Quand on a appris que deux projets autour de la vie du couturier Yves Saint-Laurent étaient mis en chantier simultanément, on s’était rassuré en se disant que Jalil Lespert et Bertrand Bonello allaient faire des films radicalement différents l’un de l’autre. Mais maintenant qu’on a vu les deux oeuvres, on peut dire qu’elles sont assez proches dans leur contenu, hélas, et que la version de Bonello, qui ne propose pas de point de vue alternatif sur le personnage, semble arriver un peu après la bataille.
Les deux premières scènes, pourtant, laissaient entrevoir une oeuvre beaucoup plus sombre et polémique sur le célèbre couturier, dont le génie créatif s’accompagnait souvent d’excès en tous genres (alcool, drogues, partenaires d’un soir…) et de crises d’angoisse existentielles. On l’entend parler à un journaliste de sa fragilité et de ses épisodes dépressifs, mais aussi de son séjour en hôpital psychiatrique et du traitement de choc qu’il y a subi, au moment de la guerre d’Algérie. Puis on le voit, affalé à même le sol sur un chantier, après une nuit de débauche, avant que ne défile le générique de début.
Mais, très vite, Bonello suit le fil d’une biographie classique, exploitant exactement les mêmes scènes que le biopic de Jalil Lespert : les rapports chaotiques avec Pierre Bergé, les rencontres avec Betty Catroux ou Loulou de la Falaise, l’admiration réciproque avec Andy Warhol, l’idée de la”robe Mondrian”, la grande passion avec Jacques De Bascher,…
Il se boucle également de la même façon, sur le défilé de 1975, imaginé après un salutaire retour aux sources, au Maroc.
On s’attendait à davantage d’audace d’une biographie non-autorisée par Pierre Bergé, garant de l’image du défunt couturier et de la marque YSL. Mais Bonello ne joue jamais la carte de la polémique ou de l’impertinence. Il dresse juste le portrait d’un artiste à fleur de peau et un homme malheureux qui cherchait à diluer ses tourments dans l’alcool et les paradis artificiels, ou dans les bras d’autres hommes. Exactement comme Lespert, en somme, et sans rien nous apprendre de nouveau.
On aurait aimé, par exemple, qu’il creuse un peu plus l’idée que Saint-Laurent s’est enfermé lui-même dans sa création, en cherchant le succès et la reconnaissance, mais incapable d’en supporter les conséquences, qu’il explore davantage, et sans tabous, la relation amour/haine que le couturier entretenait avec Pierre Bergé, son meilleur allié et son pire poison.
Hélas, il n’en est rien.
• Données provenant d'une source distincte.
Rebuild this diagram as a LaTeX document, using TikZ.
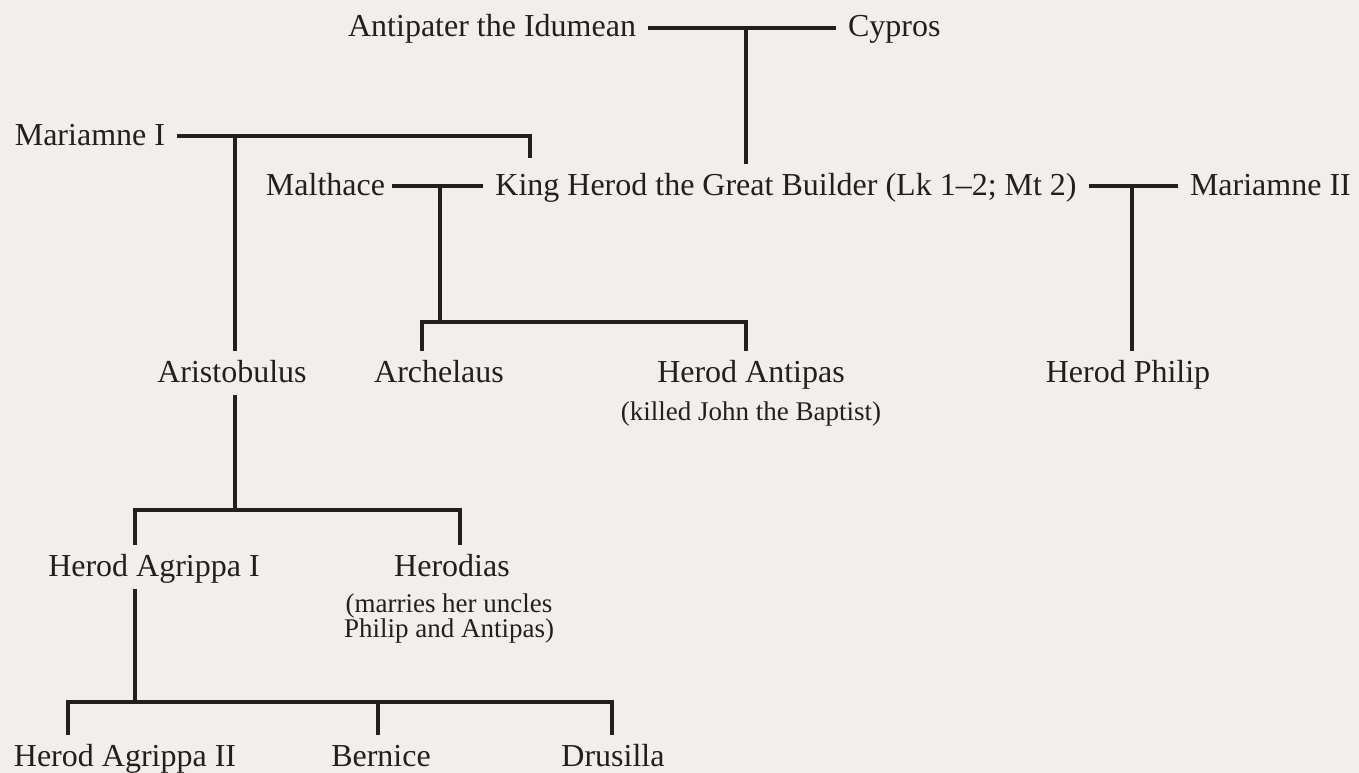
\documentclass[tikz,border=0pt]{standalone}
\usepackage{fontspec}
\setmainfont{Liberation Serif}
\definecolor{bgc}{HTML}{F0EFEC}
\definecolor{ink}{HTML}{231F20}
\begin{document}
\begin{tikzpicture}[x=1pt,y=-1pt,
  ln/.style={draw=ink,line width=4pt,line join=miter,line cap=butt},
  lbl/.style={font=\fontsize{32}{36}\selectfont,text=ink,inner sep=0pt,
    text height=22pt,text depth=4pt,outer xsep=12pt,outer ysep=9pt},
  note/.style={font=\fontsize{27}{25}\selectfont,text=ink,inner sep=0pt,align=center}]
\fill[bgc] (0,0) rectangle (1359,773);
\useasboundingbox (0,0) rectangle (1359,773);
% people
\node[lbl,anchor=base east] (ant) at (648,37) {Antipater the Idumean};
\node[lbl,anchor=base west] (cyp) at (836,37) {Cypros};
\node[lbl,anchor=base east] (mar1) at (177,145) {Mariamne I};
\node[lbl,anchor=base east,outer xsep=7pt] (mal) at (392,195) {Malthace};
\node[lbl,anchor=base] (herod) at (786,195) {King Herod the Great Builder (Lk 1–2; Mt 2)};
\node[lbl,anchor=base west] (mar2) at (1178,195) {Mariamne II};
\node[lbl,anchor=base] (aris) at (232,382) {Aristobulus};
\node[lbl,anchor=base] (arch) at (439,382) {Archelaus};
\node[lbl,anchor=base] (antip) at (751,382) {Herod Antipas};
\node[note,anchor=base] (antipnote) at (751,420) {(killed John the Baptist)};
\node[lbl,anchor=base] (philip) at (1128,382) {Herod Philip};
\node[lbl,anchor=base] (agr1) at (154,576) {Herod Agrippa I};
\node[lbl,anchor=base] (herodias) at (452,576) {Herodias};
\node[note,anchor=north] (herodiasnote) at (449,594) {(marries her uncles\\Philip and Antipas)};
\node[lbl,anchor=base] (agr2) at (125,766) {Herod Agrippa II};
\node[lbl,anchor=base] (bern) at (381,766) {Bernice};
\node[lbl,anchor=base] (dru) at (613,766) {Drusilla};
% junctions
\coordinate (jA) at (746,28);
\coordinate (jM1) at (235,136);
\coordinate (jM1e) at (530,136);
\coordinate (jMal) at (440,186);
\coordinate (jM2) at (1132,186);
\coordinate (bL1) at (422,322);
\coordinate (bR1) at (746,322);
\coordinate (bL2) at (135,510);
\coordinate (bR2) at (460,510);
\coordinate (bL3) at (68,702);
\coordinate (bM3) at (378,702);
\coordinate (bR3) at (612,702);
% connectors
\draw[ln] (ant.east) -- (cyp.west);
\draw[ln] (jA) -- (jA |- herod.north);
\draw[ln,shorten >=6pt] (mar1.east) -- (jM1e) -- (jM1e |- herod.north);
\draw[ln] (jM1) -- (jM1 |- aris.north);
\draw[ln] (mal.east) -- (herod.west);
\draw[ln] (jMal) -- (jMal |- bL1);
\draw[ln] (bL1 |- arch.north) -- (bL1) -- (bR1) -- (bR1 |- antip.north);
\draw[ln] (herod.east) -- (mar2.west);
\draw[ln] (jM2) -- (jM2 |- philip.north);
\draw[ln] (jM1 |- aris.south) -- (jM1 |- bL2);
\draw[ln] (bL2 |- agr1.north) -- (bL2) -- (bR2) -- (bR2 |- herodias.north);
\draw[ln] (bL2 |- agr1.south) -- (bL2 |- bL3);
\draw[ln] (bL3 |- agr2.north) -- (bL3) -- (bR3) -- (bR3 |- dru.north);
\draw[ln] (bM3) -- (bM3 |- bern.north);
\end{tikzpicture}
\end{document}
Hormis nous montrer l’agonie d’un chien victime d’une overdose (Palme Dog en vue pour le génial cabot?), il ne propose aucune alternative au film de son jeune confrère.
Même le jeu de Gaspard Ulliel semble calqué sur celui de Pierre Niney. Sans doute les deux acteurs ont-ils beaucoup travaillé sur la gestuelle et le phrasé particulier d’Yves Saint-Laurent pour l’incarner de façon juste et précise à l’écran. il est donc dommage de ne pas pouvoir plus les démarquer l’une de l’autre. Cela minimise quelque peu leurs performances d’acteurs, pourtant exceptionnelles l’une comme l’autre.
La seule véritable distinction entre les deux films est esthétique. Il convient de reconnaître que le film de Bertrand Bonello est supérieur, esthétiquement, à celui de son jeune confrère, grâce à ses images léchées, ses longs plans-séquences, ses cadrages ultra-précis….
D’ailleurs, on ne peut pas lui reprocher grand chose d’un point de vue technique et artistique. Ce n’est pas un mauvais film, loin de là. Tous ceux qui n’ont pas vu le film de Jalil Lespert prendront même beaucoup de plaisir face à la version de Bertrand Bonello. Les autres trouveront sans doute ennuyeux de voir des films aussi proches à des intervalles aussi rapprochés.
Cela valait-il vraiment la peine de faire deux films sur le même sujet?
N’y-avait-il pas d’autres sujets à traiter pour un cinéaste aussi bien installé que Bertrand Bonello?